Faut-il voir un effet de ce mécontentement dans un acte d’union conclu, au mois d’août 1612, entre « MM. Lesdiguières, de Rohan et Duplessis-Mornay[1]? » Dans cet acte, ils s’engagent à « donner au bien commun des églises leurs intérêts particuliers. » On y voit Lesdiguières faisant un pas vers ceux qui avaient à l’assemblée de Saumur donné les avis les plus énergiques. La cour chercha sans doute à calmer son irritation en lui expédiant (après la mort du comte de Soissons) les provisions qui lui donnaient l’administration générale du Dauphiné.

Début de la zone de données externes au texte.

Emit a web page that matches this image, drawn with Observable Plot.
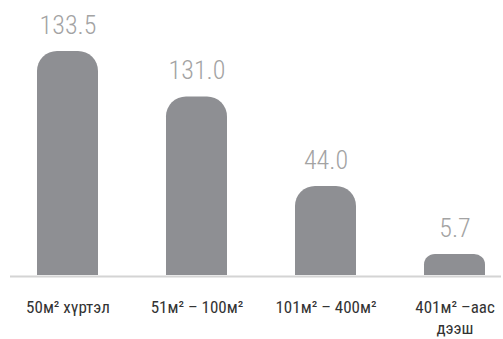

Jusque-là, il n’avait été que lieutenant de gouverneur, et-la justice n’avait pas été rendue en son nom ; il lui fallait aussi l’agrément du gouverneur pour une foule d’actes même peu importans.

Au commencement de 1614, le prince de Condé se retira de la cour avec d’autres seigneurs mécontens de la faveur de Concini. La reine prit la peine d’écrire à Lesdiguières une lettre où elle justifiait ses actes. Elle lui dépêcha Bellujon, et Lesdiguières envoya celui-ci à Sedan, où se trouvaient les princes, Condé, Nevers, Mayenne, Longueville, Vendôme, chez le duc de Bouillon. Il exhorta le prince de Condé à faire sa soumission, et protesta qu’il resterait lui-même dans son devoir. Bellujon travailla à amener un rapprochement avec la cour, et la conférence de Soissons mit fin à ces premiers troubles.

  1. Actes et Correspondance, t. II, p. 32.